Era el confín de la colonización; hasta allá solo llegaban solitarios aserradores o cazadores aventureros, ningún ser humano había pisado su suelo atestado de hojas secas, infestado de mosquitos y coloridas mariposas, lleno de ruidos impactantes pero musicalmente gratos, propios de los animales que se resguardan en la espesura de la jungla. Estos fundadores caminaban a tientas bordeando abismales cañones, sorteando caídas torrenciales de aguas cristalinas, estaban en el bosque seco tropical más grande del norte del país.
Iban a realizar una gesta increíble, casi circundar ochenta mil hectáreas, de una montaña inexpugnable, para marcar el punto de referencia que no se podía vulnerar. Llevaban consigo canecas de lo único que pudieron conseguir, pintura amarilla, trazando una línea de árbol a árbol, que visibilizara una especie de coordenada infranqueable, del límite hacia adentro. La reserva de vida quedaría intacta para siempre.
Se acumularon los días haciéndose años y pasaron muchos hechos con el río de testigo. La paz no duró mucho. El Ejército empezó a realizar operaciones en la región y a replicar las atrocidades que desolaron el Magdalena Medio, bombardearon y quemaron La Cooperativa, una y otra vez, aterrorizaron a la población, pero los campesinos tenían razón desde el principio: solo la organización pudo contener la arremetida, a pesar del asesinato de varios “históricos”, esta vez nadie se iba a ir.
Salieron entonces hacia Barrancabermeja a denunciar la campaña de terror y fundaron la Coordinadora Campesina y Popular. Volvieron en el 1998, con la persistencia que solo da la dignidad. Allí, en el parque tomado, fundaron la Asociación Campesina del Valle del río Cimitarra, ACVC.
Zona de Reserva Campesina
Los campesinos del río constituyeron la Zona de Reserva Campesina, con un plan de desarrollo que referenciaba la Línea amarilla como una zona protegida, un modelo inédito de conservación comunitaria, jamás dejaron su labor organizativa gracias a la fuerza del pundonor aprendido en años de resistencia, y vencieron.

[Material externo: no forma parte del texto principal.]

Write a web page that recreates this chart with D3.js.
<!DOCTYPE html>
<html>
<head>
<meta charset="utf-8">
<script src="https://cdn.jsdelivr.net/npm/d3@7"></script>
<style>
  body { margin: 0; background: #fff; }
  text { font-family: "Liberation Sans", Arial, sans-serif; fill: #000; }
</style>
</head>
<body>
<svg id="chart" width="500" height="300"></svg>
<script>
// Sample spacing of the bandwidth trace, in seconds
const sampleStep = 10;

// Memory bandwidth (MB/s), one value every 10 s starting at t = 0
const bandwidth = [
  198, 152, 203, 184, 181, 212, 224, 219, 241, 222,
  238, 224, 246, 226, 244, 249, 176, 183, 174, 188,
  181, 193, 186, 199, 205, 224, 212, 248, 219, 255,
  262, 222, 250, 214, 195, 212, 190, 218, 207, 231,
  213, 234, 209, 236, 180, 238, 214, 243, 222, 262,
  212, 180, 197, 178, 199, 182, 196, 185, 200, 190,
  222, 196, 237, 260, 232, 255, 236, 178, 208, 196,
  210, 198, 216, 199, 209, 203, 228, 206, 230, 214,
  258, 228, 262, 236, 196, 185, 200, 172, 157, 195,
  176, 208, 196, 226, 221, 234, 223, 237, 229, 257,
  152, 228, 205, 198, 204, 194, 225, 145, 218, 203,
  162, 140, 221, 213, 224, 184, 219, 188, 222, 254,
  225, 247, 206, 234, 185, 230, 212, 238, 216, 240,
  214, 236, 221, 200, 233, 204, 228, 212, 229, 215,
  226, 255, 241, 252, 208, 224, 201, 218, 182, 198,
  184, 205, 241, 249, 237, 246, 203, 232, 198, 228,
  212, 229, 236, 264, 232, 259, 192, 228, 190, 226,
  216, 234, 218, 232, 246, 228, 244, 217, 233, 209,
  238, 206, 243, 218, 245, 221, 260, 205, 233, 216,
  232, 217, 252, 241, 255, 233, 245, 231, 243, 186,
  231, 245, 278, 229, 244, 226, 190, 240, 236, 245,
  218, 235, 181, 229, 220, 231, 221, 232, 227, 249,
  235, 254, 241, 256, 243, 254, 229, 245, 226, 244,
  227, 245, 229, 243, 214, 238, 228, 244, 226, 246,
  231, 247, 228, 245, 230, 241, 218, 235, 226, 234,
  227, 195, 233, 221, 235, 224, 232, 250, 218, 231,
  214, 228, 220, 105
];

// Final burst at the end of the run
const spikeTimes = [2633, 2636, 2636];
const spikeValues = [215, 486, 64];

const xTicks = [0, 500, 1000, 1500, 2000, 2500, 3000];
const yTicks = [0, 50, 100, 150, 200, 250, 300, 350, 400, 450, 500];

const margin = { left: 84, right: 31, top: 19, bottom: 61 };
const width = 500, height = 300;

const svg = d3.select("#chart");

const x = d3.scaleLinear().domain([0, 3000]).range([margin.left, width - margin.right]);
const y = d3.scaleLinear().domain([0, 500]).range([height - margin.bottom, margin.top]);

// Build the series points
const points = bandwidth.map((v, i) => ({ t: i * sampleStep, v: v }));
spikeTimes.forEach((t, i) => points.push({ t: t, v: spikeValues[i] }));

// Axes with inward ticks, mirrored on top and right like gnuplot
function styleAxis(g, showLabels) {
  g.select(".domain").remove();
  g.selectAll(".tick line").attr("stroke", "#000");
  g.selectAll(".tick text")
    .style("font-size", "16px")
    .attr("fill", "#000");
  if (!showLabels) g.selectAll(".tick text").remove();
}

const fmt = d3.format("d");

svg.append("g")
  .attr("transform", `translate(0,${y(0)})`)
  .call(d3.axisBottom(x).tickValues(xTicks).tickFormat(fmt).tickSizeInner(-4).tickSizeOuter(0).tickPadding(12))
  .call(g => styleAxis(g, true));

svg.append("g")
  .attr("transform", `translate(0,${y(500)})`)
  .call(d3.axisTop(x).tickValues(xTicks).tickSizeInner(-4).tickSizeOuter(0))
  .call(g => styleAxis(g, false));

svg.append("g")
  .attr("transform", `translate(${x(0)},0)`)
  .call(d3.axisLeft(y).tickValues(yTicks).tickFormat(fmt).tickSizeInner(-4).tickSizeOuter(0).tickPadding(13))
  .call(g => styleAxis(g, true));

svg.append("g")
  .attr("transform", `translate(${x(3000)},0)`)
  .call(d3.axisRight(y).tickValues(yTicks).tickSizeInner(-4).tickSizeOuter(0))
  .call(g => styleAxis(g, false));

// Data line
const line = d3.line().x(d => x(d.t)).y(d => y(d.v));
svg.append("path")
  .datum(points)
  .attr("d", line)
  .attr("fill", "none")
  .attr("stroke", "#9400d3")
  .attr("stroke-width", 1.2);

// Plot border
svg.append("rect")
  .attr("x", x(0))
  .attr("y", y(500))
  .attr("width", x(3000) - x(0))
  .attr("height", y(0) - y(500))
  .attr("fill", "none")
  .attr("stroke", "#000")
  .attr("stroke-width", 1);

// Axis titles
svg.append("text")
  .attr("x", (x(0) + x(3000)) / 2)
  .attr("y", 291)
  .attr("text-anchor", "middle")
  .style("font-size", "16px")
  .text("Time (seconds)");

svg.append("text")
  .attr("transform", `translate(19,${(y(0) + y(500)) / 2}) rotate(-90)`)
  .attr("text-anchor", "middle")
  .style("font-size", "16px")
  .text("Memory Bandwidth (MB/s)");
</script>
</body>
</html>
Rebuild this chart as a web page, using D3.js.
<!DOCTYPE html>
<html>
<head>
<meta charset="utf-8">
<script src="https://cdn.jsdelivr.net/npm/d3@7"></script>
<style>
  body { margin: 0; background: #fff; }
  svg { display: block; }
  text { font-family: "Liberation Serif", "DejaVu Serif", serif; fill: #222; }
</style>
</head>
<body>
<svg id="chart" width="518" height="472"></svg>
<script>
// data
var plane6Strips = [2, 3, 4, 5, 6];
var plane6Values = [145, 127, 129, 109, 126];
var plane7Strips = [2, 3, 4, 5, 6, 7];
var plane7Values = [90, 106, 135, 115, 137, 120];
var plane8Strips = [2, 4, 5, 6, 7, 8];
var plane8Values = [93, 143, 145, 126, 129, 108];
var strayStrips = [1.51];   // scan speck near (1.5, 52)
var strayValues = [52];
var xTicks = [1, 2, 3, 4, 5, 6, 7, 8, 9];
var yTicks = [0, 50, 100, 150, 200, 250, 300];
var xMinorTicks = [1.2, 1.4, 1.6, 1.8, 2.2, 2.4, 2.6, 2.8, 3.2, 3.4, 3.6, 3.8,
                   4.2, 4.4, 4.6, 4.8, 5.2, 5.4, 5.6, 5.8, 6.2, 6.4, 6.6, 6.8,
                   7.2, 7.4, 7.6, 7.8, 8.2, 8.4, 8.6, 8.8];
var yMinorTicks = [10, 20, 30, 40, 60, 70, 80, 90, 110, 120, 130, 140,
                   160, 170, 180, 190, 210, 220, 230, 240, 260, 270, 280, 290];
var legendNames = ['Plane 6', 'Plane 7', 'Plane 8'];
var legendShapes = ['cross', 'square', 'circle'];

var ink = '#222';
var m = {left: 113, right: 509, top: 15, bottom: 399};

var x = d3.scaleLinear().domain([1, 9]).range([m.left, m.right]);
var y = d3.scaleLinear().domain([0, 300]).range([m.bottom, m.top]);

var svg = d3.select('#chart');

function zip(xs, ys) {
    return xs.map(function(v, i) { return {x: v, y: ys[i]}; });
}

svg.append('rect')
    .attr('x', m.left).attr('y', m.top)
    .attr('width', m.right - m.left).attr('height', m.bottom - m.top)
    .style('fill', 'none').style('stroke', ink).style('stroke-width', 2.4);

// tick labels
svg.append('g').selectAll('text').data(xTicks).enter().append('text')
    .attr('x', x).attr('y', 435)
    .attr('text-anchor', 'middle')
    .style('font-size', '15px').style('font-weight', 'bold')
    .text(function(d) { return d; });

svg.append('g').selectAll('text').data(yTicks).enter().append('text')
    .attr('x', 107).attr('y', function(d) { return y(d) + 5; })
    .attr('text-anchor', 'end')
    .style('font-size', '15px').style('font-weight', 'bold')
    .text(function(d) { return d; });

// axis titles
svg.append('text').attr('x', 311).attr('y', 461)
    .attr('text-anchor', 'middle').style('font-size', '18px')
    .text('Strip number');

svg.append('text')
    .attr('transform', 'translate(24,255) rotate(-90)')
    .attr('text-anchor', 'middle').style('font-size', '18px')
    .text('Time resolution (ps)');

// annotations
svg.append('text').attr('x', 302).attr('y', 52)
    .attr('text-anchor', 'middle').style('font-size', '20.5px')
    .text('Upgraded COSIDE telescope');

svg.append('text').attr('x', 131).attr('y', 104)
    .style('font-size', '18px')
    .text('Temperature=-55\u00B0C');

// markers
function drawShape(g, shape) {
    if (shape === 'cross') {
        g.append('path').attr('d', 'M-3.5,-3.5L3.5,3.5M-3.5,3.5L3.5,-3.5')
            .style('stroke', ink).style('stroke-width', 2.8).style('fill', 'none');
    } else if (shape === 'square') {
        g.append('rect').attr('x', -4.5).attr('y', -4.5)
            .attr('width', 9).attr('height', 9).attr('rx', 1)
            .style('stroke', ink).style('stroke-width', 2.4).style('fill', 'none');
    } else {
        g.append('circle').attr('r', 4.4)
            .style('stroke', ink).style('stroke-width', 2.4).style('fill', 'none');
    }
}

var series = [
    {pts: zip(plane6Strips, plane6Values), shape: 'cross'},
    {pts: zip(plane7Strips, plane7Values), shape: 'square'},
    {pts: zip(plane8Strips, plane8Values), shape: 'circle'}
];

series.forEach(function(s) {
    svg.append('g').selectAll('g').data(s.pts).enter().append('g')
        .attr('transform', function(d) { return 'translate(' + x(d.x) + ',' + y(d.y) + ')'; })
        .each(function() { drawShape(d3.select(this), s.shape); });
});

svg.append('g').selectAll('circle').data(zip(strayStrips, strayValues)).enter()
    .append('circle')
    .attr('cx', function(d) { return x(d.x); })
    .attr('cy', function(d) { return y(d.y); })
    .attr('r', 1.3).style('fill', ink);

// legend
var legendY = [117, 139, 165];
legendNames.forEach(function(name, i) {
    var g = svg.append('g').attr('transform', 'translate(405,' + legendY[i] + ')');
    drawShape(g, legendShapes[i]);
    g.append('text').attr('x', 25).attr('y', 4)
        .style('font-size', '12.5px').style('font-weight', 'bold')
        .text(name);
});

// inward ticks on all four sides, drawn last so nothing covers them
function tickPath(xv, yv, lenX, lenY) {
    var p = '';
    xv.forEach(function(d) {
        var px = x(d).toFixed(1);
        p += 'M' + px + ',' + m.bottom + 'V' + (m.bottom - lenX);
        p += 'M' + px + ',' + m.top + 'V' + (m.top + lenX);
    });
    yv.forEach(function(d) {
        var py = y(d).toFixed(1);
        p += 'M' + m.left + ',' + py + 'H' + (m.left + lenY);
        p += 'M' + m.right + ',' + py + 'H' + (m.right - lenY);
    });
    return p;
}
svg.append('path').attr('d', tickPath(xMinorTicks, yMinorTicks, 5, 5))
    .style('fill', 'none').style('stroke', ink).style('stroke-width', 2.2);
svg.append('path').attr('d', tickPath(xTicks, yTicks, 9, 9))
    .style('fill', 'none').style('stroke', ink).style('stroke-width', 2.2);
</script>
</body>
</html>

El país reconoció a ellos su esfuerzo otorgándoles el Premio nacional de paz, y con la consigna “el diálogo es la ruta”, convocó a más de veinticinco mil personas a exigir la paz en tiempos donde era casi un delito defenderla, abriendo el camino al acuerdo de La Habana.

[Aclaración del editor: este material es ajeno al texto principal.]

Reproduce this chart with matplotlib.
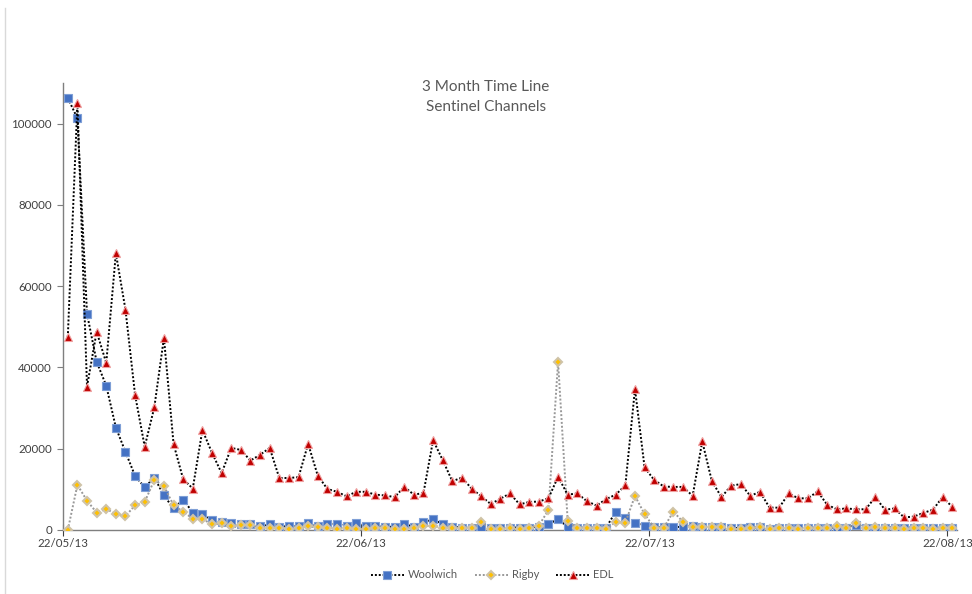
import matplotlib
matplotlib.use("Agg")
import matplotlib.pyplot as plt
import matplotlib.dates as mdates
from matplotlib.lines import Line2D
import numpy as np
import datetime as dt

start_date = "2013-05-22"
n_days = 93
tick_dates = ["2013-05-22", "2013-06-22", "2013-07-22", "2013-08-22"]
yticks = [0, 20000, 40000, 60000, 80000, 100000]

woolwich = [106300, 101300, 53200, 41400, 35500, 25200, 19200, 13300, 10500, 12900,
            8500, 5300, 7500, 4300, 4000, 2400, 1900, 1600, 1400, 1400,
            900, 1400, 800, 1000, 1000, 1600, 1000, 1500, 1500, 1000,
            1600, 1000, 1000, 800, 800, 1500, 800, 2000, 2600, 1500,
            800, 600, 600, 800, 500, 500, 600, 600, 600, 800,
            1500, 2600, 800, 600, 600, 600, 600, 4500, 2900, 1800,
            1000, 700, 700, 700, 800, 1000, 700, 800, 700, 500,
            500, 700, 700, 200, 500, 500, 500, 500, 600, 600,
            600, 600, 1200, 600, 600, 600, 600, 600, 600, 600,
            600, 600, 600]

rigby = [0, 11100, 7200, 4300, 5200, 3900, 3400, 6100, 6900, 12300,
         10800, 6100, 4500, 2800, 2700, 1400, 1600, 1000, 1200, 1300,
         600, 600, 600, 200, 400, 1000, 800, 600, 200, 600,
         200, 200, 600, 600, 200, 200, 600, 1000, 1000, 600,
         600, 600, 600, 2000, 200, 200, 400, 200, 600, 1100,
         4900, 41400, 2300, 400, 400, 400, 200, 2000, 1800, 8400,
         3900, 600, 600, 4500, 2000, 800, 700, 800, 700, 200,
         200, 400, 700, 200, 400, 400, 200, 400, 400, 400,
         1000, 400, 1800, 400, 800, 400, 400, 200, 400, 400,
         200, 400, 400]

edl = [47500, 105000, 35300, 48800, 41100, 68100, 54200, 33200, 20500, 30200,
       47300, 21200, 12500, 10200, 24600, 19000, 14000, 20200, 19700, 17100,
       18500, 20200, 12800, 12800, 13000, 21200, 13400, 10100, 9400, 8300,
       9400, 9400, 8700, 8500, 8100, 10600, 8700, 9100, 22100, 17200,
       12000, 12900, 10200, 8300, 6400, 7700, 9000, 6300, 6900, 7000,
       7800, 13100, 8700, 9000, 7100, 6000, 7600, 8700, 11000, 34700,
       15400, 12300, 10700, 10600, 10600, 8400, 21800, 12000, 8100, 10900,
       11300, 8400, 9400, 5500, 5500, 9000, 7800, 7800, 9500, 6200,
       5100, 5300, 5100, 5100, 8100, 5000, 5300, 3100, 3300, 4200,
       5000, 8100, 5700]

plt.rcParams['font.family'] = ['Lato', 'DejaVu Sans']

d0 = dt.datetime.strptime(start_date, "%Y-%m-%d")
dates = [d0 + dt.timedelta(days=i, hours=12) for i in range(n_days)]
x = mdates.date2num(dates)

fig = plt.figure(figsize=(9.72, 5.94), dpi=100)
ax = fig.add_axes([63/972, 64/594, (957-63)/972, (530-83)/594])

sq = dict(marker='s', ms=6.2, mfc='#4472C4', mec='#7F9FD6', mew=0.8)
dm = dict(marker='D', ms=4.2, mfc='#FFC000', mec='#CFC3A8', mew=1.5)
tr = dict(marker='^', ms=5.8, mfc='#C00000', mec='#EFA0A0', mew=0.8)

ax.plot(x, woolwich, linestyle=(0, (1, 1)), color='black', lw=1.4, zorder=3, **sq)
ax.plot(x, rigby, linestyle=(0, (1, 1)), color='#999999', lw=1.4, zorder=4, **dm)
ax.plot(x, edl, linestyle=(0, (1, 1)), color='black', lw=1.4, zorder=5, **tr)

ax.set_ylim(0, 110000)
ax.set_yticks(yticks)
ax.set_yticklabels([str(v) for v in yticks])
xmin = mdates.date2num(d0)
ax.set_xlim(xmin, xmin + n_days)
tick_x = [mdates.date2num(dt.datetime.strptime(t, "%Y-%m-%d")) for t in tick_dates]
ax.set_xticks(tick_x)
ax.set_xticklabels([dt.datetime.strptime(t, "%Y-%m-%d").strftime("%d/%m/%y") for t in tick_dates])

for s in ['top', 'right']:
    ax.spines[s].set_visible(False)
for s in ['left', 'bottom']:
    ax.spines[s].set_color('#7F7F7F')
    ax.spines[s].set_linewidth(1.0)
ax.tick_params(axis='y', direction='out', length=4, color='#7F7F7F',
               labelsize=8.3, labelcolor='#404040', pad=4)
ax.tick_params(axis='x', direction='inout', length=8, color='#404040',
               labelsize=8.3, labelcolor='#404040', pad=2)
ax.patch.set_visible(False)

fig.text(486/972, 1 - 87/594, "3 Month Time Line", ha='center', va='center',
         fontsize=11, color='#595959')
fig.text(486/972, 1 - 107/594, "Sentinel Channels", ha='center', va='center',
         fontsize=11, color='#595959')

handles = [
    Line2D([], [], linestyle=(0, (1, 1)), color='black', lw=1.4, **sq),
    Line2D([], [], linestyle=(0, (1, 1)), color='#999999', lw=1.4, **dm),
    Line2D([], [], linestyle=(0, (1, 1)), color='black', lw=1.4, **tr),
]
fig.legend(handles, ['Woolwich', 'Rigby', 'EDL'], loc='center',
           bbox_to_anchor=(492/972, 1 - 575/594), ncol=3, frameon=False,
           fontsize=8, labelcolor='#595959', handlelength=3.0, columnspacing=1.5,
           handletextpad=0.35)

fig.add_artist(Line2D([5/972, 5/972], [0, 1 - 8/594], transform=fig.transFigure,
                      color='#D9D9D9', lw=1))

fig.savefig("out.png", dpi=100)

Es parte de la historia del campesinado que se estableció en este territorito en el corazón de Colombia, que hizo de la Línea amarilla, la que trazaron a mano limpia, un modelo de conservación, corredor en Colombia de especies como el jaguar americano.
Esos campesinos son los mismos protagonistas de la resistencia, los que huyeron de Puerto Berrío, Cimitarra el pueblo, Puerto Boyacá, Yacopí, sur del Cesar, los jóvenes soñadores de Vuelta Acuña que fueron sus protectores, los mártires que yacen bajo la tierra que amaron. No volverían nunca a huir, al fin y al cabo, la tierra prometida hay que defenderla con la vida.